Thai court accepts dissolution case over princess nomination

Pedestrians walk past an election poster promoting members of the Thai Raksa Chart political party in Bangkok, Thailand, on Feb 13, 2019. (AP Photo/Gemunu Amarasinghe)

BANGKOK, Feb 14, 2019, AP. A Thai court said Thursday that it will take up the case of whether to dissolve a political party that nominated a member of the royal family as its candidate for prime minister in next month’s general election, reported Mainichi.

Thailand’s Constitutional Court made the announcement just a day after the Election Commission recommended the Thai Raksa Chart Party be dissolved over its Feb. 8 nomination of Princess Ubolratana Mahidol.

King Maha Vajiralongkorn issued a royal order just hours after his sister’s nomination that deemed the political bid inappropriate and unconstitutional. The then party professed its loyalty to the monarch and accepted his order.

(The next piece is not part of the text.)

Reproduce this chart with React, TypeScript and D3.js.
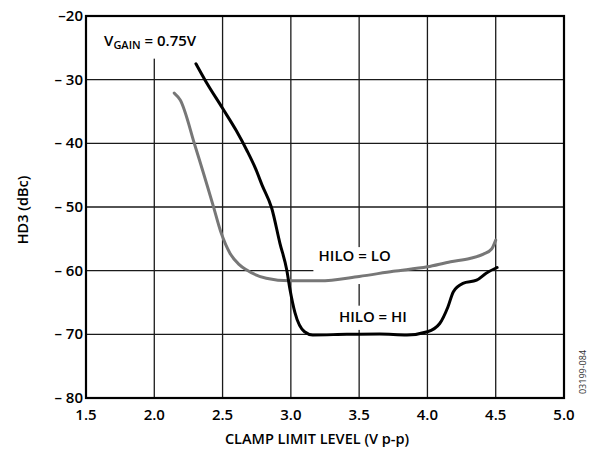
import React from "react";
import * as d3 from "d3";

const xTicks = [1.5, 2.0, 2.5, 3.0, 3.5, 4.0, 4.5, 5.0];
const xTickLabels = ["1.5", "2.0", "2.5", "3.0", "3.5", "4.0", "4.5", "5.0"];
const yTicks = [-20, -30, -40, -50, -60, -70, -80];
const yTickLabels = ["–20", "– 30", "– 40", "– 50", "– 60", "– 70", "– 80"];

const hiloHiX = [2.305, 2.37, 2.5, 2.6, 2.68, 2.74, 2.79, 2.86, 2.92, 2.97, 2.994, 3.03, 3.1, 3.16, 3.41, 3.65, 3.85, 4.0, 4.09, 4.15, 4.19, 4.26, 4.36, 4.43, 4.51];
const hiloHiY = [-27.5, -30, -34.5, -38.0, -41.2, -43.9, -46.6, -50.2, -55.7, -59.9, -63, -66.6, -69.6, -70.1, -70.0, -69.95, -70.1, -69.6, -68.3, -65.7, -63.3, -62.0, -61.5, -60.4, -59.5];

const hiloLoX = [2.146, 2.19, 2.3, 2.43, 2.49, 2.555, 2.62, 2.677, 2.82, 2.99, 3.21, 3.5, 3.75, 4.0, 4.17, 4.31, 4.41, 4.47, 4.5];
const hiloLoY = [-32.1, -33.2, -40.5, -49.7, -54.1, -57.3, -59.0, -59.9, -61.2, -61.6, -61.6, -60.9, -60.1, -59.4, -58.6, -58.1, -57.4, -56.6, -55.2];

const W = 591;
const H = 449;
const M = { left: 86, right: 564, top: 16, bottom: 398 };
const FONT = "'Open Sans', 'Liberation Sans', Arial, sans-serif";
const FW = 600;
const FS = 15;

export default function App() {
  const x = d3.scaleLinear().domain([1.5, 5.0]).range([M.left, M.right]);
  const y = d3.scaleLinear().domain([-20, -80]).range([M.top, M.bottom]);

  const line = d3
    .line<[number, number]>()
    .x((d) => x(d[0]))
    .y((d) => y(d[1]))
    .curve(d3.curveMonotoneX);

  const hiData: [number, number][] = hiloHiX.map((v, i) => [v, hiloHiY[i]]);
  const loData: [number, number][] = hiloLoX.map((v, i) => [v, hiloLoY[i]]);

  const gridColor = "#1a1a1a";

  return (
    <svg
      width={W}
      height={H}
      style={{ position: "absolute", left: 0, top: 0, background: "#fff" }}
      fontFamily={FONT}
      fontWeight={FW}
    >
      <rect x={0} y={0} width={W} height={H} fill="#fff" />
      {/* grid */}
      {xTicks.slice(1, -1).map((t) => (
        <line key={"gx" + t} x1={x(t)} x2={x(t)} y1={M.top} y2={M.bottom} stroke={gridColor} strokeWidth={1.3} />
      ))}
      {yTicks.slice(1, -1).map((t) => (
        <line key={"gy" + t} x1={M.left} x2={M.right} y1={y(t)} y2={y(t)} stroke={gridColor} strokeWidth={1.3} />
      ))}

      {/* label backgrounds */}
      <rect x={x(1.58)} y={M.top + 1} width={x(2.44) - x(1.58)} height={y(-26.7) - M.top - 1} fill="#fff" />
      <rect x={x(3.165)} y={y(-56.3)} width={x(3.79) - x(3.165)} height={y(-62.1) - y(-56.3)} fill="#fff" />
      <rect x={x(3.32)} y={y(-65.5)} width={x(3.9) - x(3.32)} height={y(-69.3) - y(-65.5)} fill="#fff" />

      {/* curves */}
      <path d={line(loData) || ""} fill="none" stroke="#777" strokeWidth={3} strokeLinecap="round" strokeLinejoin="round" />
      <path d={line(hiData) || ""} fill="none" stroke="#000" strokeWidth={3} strokeLinecap="round" strokeLinejoin="round" />

      {/* frame */}
      <rect x={M.left} y={M.top} width={M.right - M.left} height={M.bottom - M.top} fill="none" stroke="#000" strokeWidth={2.2} />

      {/* x tick labels */}
      {xTicks.map((t, i) => (
        <text key={"xt" + t} x={x(t)} y={M.bottom + 22} textAnchor="middle" fontSize={FS} fill="#000">
          {xTickLabels[i]}
        </text>
      ))}
      {/* y tick labels */}
      {yTicks.map((t, i) => (
        <text key={"yt" + t} x={M.left - 3} y={y(t) + 5} textAnchor="end" fontSize={FS} fill="#000">
          {yTickLabels[i]}
        </text>
      ))}

      {/* axis titles */}
      <text x={317} y={444} textAnchor="middle" fontSize={14.5} fill="#000">
        CLAMP LIMIT LEVEL (V p-p)
      </text>
      <text transform={`translate(28, 210) rotate(-90)`} textAnchor="middle" fontSize={14.5} fill="#000">
        HD3 (dBc)
      </text>

      {/* annotations */}
      <text x={x(1.632)} y={y(-24.7)} fontSize={FS} fill="#000">
        V<tspan fontSize={11} dy={3}>GAIN</tspan>
        <tspan dy={-3}> = 0.75V</tspan>
      </text>
      <text x={x(3.467)} y={y(-58.5)} textAnchor="middle" fontSize={FS} fill="#000">
        HILO = LO
      </text>
      <text x={x(3.601)} y={y(-68.0)} textAnchor="middle" fontSize={FS} fill="#000">
        HILO = HI
      </text>

      {/* figure id */}
      <text transform={`translate(586, 372) rotate(-90)`} textAnchor="middle" fontSize={9} fontWeight={400} fill="#333">
        03199-084
      </text>
    </svg>
  );
}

The court said in a statement that the charges are being forwarded to the party, which will have seven days to respond. It scheduled the next hearing for Feb. 27.

Ubolratana’s bid to become prime minister was particularly notable because she allied herself with Thai Raksa Chart, which is part of the political machine of former Prime Minister Thaksin Shinawatra. Thaksin was ousted in a 2006 military coup and is loathed by many royalists and others in the country’s traditional establishment, who accuse him of corruption and disrespect to the monarchy.

Ubolratana’s candidacy could have pitted her against the preferred candidate of the pro-royalist military, junta leader and Prime Minister Prayuth Chan-ocha, who led the 2014 coup that overthrew an elected government led by Thaksin’s sister.

The unprecedented nomination and the fallout from its failure have reignited longstanding political tensions in Thailand, which has seen more than a dozen years of political strife that has sometimes spilled into street violence. Following the 2014 coup, the junta used strict laws against protests and political activity to keep the tension from bubbling to the surface.

The March 24 election will be the first since the coup.

Prayuth is considered the front runner, largely because election laws enacted under his government skewed the odds against any party running without the support of the military and the conservative royalist establishment. Under the military-drafted constitution, the junta appoints all of the upper house, which along with the lower house gets to vote for prime minister.

The Constitutional Court is one of the most conservative institutions in Thailand and has consistently ruled against Thaksin and his allies.

If Thai Raksa Chart is dissolved its board members could be banned from politics for 10 years or more.

Dissolving Thai Raksa Chart would almost surely cost the Thaksin side much-needed seats in the election. It would also deepen concerns about the fairness of next month’s poll.